▸ **WORK INSTRUCTIONS**: Among the lines of the listing below, retype exactly those from the one containing "Generate a Python" through the one containing "ax.set_ylim(-2.0, 0.78)", both included. Do not include pictures.

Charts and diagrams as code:

= = = = =

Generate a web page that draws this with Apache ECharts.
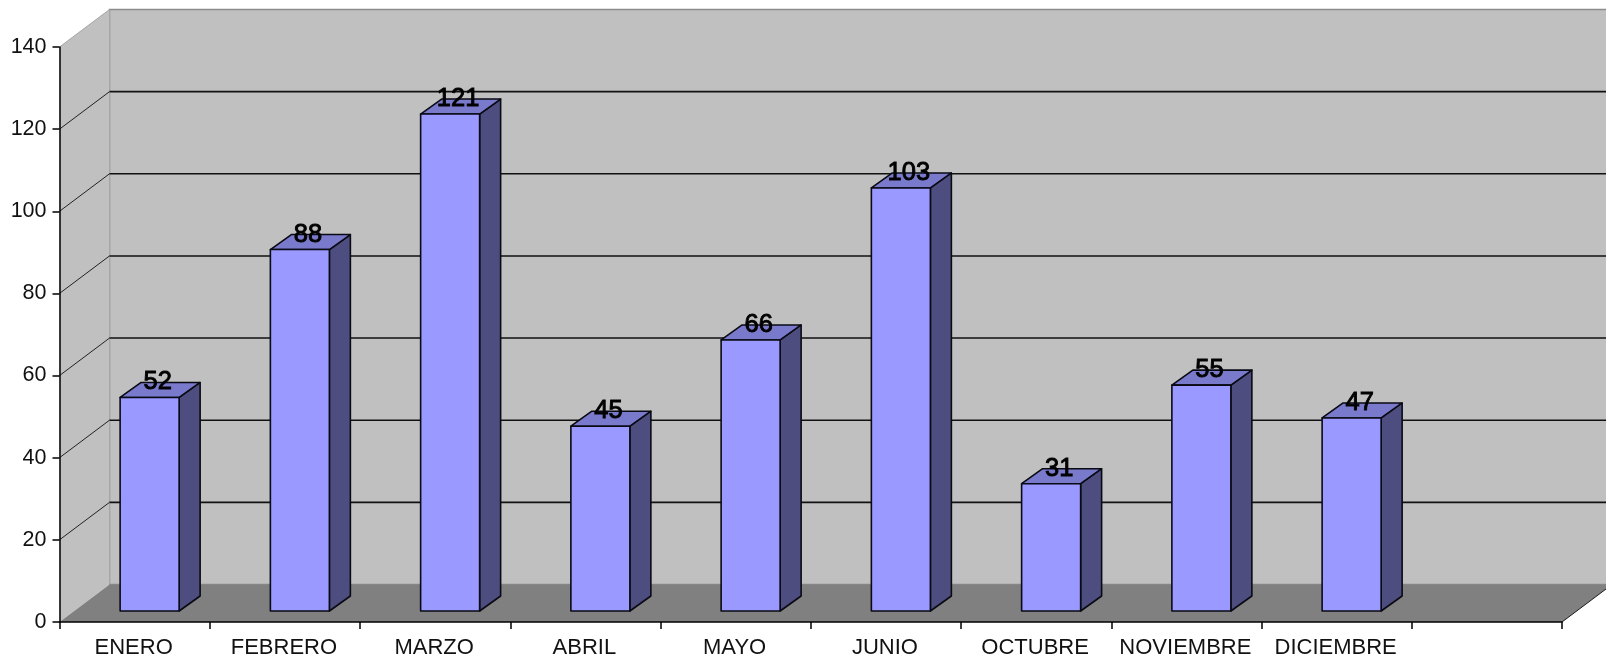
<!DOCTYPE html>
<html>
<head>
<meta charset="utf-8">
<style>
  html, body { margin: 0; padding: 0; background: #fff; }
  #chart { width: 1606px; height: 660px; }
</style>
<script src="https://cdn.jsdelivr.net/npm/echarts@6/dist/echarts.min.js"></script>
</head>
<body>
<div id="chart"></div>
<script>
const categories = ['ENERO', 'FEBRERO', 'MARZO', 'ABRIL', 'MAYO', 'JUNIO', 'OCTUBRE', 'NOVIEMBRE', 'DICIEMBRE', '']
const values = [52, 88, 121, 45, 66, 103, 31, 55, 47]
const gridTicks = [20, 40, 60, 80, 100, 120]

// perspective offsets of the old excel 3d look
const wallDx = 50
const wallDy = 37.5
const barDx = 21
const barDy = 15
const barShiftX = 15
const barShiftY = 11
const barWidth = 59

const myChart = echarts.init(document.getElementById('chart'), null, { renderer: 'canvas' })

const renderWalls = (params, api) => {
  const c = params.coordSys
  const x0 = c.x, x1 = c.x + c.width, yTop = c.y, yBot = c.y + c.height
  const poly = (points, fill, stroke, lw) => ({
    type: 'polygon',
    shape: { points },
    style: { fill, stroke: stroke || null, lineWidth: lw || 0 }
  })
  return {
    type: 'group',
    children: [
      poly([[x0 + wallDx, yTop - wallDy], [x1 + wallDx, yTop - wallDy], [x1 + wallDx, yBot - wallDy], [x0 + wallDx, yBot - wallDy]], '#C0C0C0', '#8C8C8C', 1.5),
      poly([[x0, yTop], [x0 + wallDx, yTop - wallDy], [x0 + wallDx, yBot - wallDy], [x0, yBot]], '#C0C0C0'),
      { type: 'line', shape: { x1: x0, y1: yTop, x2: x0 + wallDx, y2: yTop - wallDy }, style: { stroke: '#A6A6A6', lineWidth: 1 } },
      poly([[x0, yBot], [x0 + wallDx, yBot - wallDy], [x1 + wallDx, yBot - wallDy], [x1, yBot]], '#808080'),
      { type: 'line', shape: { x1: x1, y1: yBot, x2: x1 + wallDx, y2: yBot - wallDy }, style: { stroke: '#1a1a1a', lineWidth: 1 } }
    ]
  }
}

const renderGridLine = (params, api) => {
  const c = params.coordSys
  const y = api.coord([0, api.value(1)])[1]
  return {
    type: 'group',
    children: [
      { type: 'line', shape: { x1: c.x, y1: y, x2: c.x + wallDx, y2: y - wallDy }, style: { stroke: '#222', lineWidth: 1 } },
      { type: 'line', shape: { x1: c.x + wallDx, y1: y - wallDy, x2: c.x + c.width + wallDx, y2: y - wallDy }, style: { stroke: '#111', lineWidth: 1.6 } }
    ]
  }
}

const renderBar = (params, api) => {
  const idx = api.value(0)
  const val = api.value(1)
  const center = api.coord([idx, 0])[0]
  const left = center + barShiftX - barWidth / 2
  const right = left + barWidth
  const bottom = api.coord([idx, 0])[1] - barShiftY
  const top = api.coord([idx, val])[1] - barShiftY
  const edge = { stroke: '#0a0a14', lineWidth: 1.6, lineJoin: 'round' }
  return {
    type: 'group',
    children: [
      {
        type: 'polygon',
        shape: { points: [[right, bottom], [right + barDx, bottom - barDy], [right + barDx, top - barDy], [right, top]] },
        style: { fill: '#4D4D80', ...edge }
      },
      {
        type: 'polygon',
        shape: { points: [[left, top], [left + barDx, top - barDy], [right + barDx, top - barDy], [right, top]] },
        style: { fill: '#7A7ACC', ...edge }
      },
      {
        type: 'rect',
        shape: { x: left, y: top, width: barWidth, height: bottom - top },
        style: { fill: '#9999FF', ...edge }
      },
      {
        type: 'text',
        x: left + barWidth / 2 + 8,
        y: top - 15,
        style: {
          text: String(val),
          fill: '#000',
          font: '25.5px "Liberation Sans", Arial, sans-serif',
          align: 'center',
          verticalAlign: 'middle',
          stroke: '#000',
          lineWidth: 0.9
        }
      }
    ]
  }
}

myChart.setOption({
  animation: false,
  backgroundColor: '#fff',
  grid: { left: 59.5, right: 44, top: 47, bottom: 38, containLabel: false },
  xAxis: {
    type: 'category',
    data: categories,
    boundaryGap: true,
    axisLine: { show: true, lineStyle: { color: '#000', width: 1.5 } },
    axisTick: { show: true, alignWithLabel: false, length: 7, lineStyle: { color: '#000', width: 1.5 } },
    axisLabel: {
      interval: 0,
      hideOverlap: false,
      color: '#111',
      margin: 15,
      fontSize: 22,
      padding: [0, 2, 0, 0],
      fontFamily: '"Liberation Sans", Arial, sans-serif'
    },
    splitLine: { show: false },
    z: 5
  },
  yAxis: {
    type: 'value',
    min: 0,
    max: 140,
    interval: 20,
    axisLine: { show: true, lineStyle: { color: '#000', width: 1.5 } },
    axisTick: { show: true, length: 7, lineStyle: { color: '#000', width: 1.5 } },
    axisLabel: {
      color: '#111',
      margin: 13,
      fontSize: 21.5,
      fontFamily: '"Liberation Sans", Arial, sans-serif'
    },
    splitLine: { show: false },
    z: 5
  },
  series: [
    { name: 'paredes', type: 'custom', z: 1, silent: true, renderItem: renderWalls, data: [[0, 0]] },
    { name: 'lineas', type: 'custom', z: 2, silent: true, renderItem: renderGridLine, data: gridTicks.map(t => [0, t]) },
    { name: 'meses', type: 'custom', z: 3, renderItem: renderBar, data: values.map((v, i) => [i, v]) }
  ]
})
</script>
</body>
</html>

= = = = =

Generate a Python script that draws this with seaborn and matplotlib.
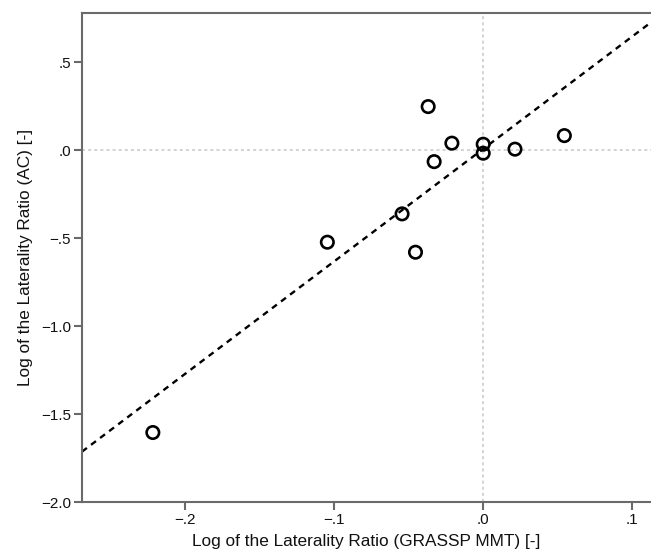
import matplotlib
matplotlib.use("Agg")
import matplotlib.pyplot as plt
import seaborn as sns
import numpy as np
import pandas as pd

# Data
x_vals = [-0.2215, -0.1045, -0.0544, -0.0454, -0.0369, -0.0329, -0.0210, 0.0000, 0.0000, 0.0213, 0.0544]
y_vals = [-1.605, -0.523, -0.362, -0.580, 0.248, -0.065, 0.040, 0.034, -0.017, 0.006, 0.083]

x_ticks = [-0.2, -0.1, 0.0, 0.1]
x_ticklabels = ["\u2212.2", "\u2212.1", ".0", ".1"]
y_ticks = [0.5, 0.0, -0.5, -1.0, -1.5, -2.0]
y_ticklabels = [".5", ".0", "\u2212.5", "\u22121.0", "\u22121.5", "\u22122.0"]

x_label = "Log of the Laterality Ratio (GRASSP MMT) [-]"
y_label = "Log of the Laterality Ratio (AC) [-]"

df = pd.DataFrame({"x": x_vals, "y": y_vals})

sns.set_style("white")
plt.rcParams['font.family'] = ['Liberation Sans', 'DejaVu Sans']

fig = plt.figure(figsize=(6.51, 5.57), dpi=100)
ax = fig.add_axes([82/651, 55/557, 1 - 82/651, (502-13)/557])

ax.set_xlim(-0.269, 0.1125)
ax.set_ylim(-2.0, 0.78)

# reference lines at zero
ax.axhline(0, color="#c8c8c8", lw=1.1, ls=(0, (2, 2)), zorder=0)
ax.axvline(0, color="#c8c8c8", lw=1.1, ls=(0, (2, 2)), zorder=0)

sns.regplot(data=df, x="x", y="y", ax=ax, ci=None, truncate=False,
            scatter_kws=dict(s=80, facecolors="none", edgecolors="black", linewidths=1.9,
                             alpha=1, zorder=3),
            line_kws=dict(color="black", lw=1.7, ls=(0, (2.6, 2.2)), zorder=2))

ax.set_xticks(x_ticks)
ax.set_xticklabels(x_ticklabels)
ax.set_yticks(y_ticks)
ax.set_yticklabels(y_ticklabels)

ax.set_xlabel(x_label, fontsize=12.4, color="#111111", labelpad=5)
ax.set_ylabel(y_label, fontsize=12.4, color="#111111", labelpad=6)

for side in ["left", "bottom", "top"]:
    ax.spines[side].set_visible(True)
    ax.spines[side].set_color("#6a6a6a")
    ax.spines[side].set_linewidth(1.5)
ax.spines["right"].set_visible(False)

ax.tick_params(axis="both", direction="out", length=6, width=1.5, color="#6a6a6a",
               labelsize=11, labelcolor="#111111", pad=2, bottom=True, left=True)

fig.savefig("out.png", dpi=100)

= = = = =

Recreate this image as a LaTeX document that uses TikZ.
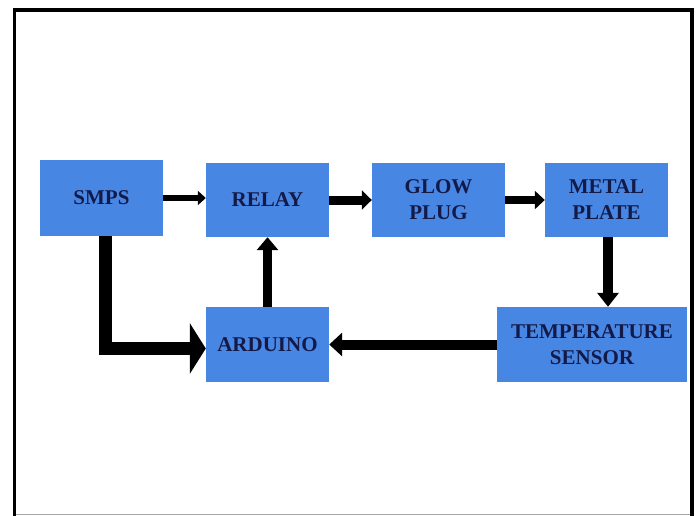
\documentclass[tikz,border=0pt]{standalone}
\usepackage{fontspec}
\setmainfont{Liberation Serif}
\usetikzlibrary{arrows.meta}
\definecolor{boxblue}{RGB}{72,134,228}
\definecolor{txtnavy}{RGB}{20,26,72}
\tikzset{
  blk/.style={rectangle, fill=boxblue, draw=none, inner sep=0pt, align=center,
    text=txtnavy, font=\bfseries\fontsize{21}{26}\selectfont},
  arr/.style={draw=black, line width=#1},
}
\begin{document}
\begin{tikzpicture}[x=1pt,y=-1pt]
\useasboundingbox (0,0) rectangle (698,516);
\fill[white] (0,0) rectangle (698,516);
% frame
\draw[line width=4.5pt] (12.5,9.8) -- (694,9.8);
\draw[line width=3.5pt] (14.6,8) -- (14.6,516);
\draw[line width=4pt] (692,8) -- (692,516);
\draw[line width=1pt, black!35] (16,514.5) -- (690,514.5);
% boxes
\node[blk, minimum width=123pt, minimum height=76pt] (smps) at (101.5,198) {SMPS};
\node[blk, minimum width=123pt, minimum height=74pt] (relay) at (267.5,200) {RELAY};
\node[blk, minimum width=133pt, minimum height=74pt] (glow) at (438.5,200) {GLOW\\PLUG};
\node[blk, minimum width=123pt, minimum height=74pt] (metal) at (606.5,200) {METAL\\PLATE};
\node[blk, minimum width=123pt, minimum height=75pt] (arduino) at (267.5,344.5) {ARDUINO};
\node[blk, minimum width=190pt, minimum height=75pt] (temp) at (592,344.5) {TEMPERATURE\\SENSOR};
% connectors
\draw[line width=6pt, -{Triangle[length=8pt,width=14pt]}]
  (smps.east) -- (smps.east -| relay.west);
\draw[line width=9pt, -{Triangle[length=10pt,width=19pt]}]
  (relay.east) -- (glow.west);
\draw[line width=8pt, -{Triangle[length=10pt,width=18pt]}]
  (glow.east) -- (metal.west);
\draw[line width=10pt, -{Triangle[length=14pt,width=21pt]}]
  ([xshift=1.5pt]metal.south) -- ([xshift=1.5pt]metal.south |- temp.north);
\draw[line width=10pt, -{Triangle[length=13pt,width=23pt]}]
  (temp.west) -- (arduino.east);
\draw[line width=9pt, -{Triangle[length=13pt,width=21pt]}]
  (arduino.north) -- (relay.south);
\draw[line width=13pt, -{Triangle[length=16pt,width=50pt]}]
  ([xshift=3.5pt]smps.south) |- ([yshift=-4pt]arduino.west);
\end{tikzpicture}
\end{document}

= = = = =

▸ **OUTPUT BELOW**:
Generate a Python script that draws this with seaborn and matplotlib.
import matplotlib
matplotlib.use("Agg")
import matplotlib.pyplot as plt
import seaborn as sns
import numpy as np
import pandas as pd

# Data
x_vals = [-0.2215, -0.1045, -0.0544, -0.0454, -0.0369, -0.0329, -0.0210, 0.0000, 0.0000, 0.0213, 0.0544]
y_vals = [-1.605, -0.523, -0.362, -0.580, 0.248, -0.065, 0.040, 0.034, -0.017, 0.006, 0.083]

x_ticks = [-0.2, -0.1, 0.0, 0.1]
x_ticklabels = ["\u2212.2", "\u2212.1", ".0", ".1"]
y_ticks = [0.5, 0.0, -0.5, -1.0, -1.5, -2.0]
y_ticklabels = [".5", ".0", "\u2212.5", "\u22121.0", "\u22121.5", "\u22122.0"]

x_label = "Log of the Laterality Ratio (GRASSP MMT) [-]"
y_label = "Log of the Laterality Ratio (AC) [-]"

df = pd.DataFrame({"x": x_vals, "y": y_vals})

sns.set_style("white")
plt.rcParams['font.family'] = ['Liberation Sans', 'DejaVu Sans']

fig = plt.figure(figsize=(6.51, 5.57), dpi=100)
ax = fig.add_axes([82/651, 55/557, 1 - 82/651, (502-13)/557])

ax.set_xlim(-0.269, 0.1125)
ax.set_ylim(-2.0, 0.78)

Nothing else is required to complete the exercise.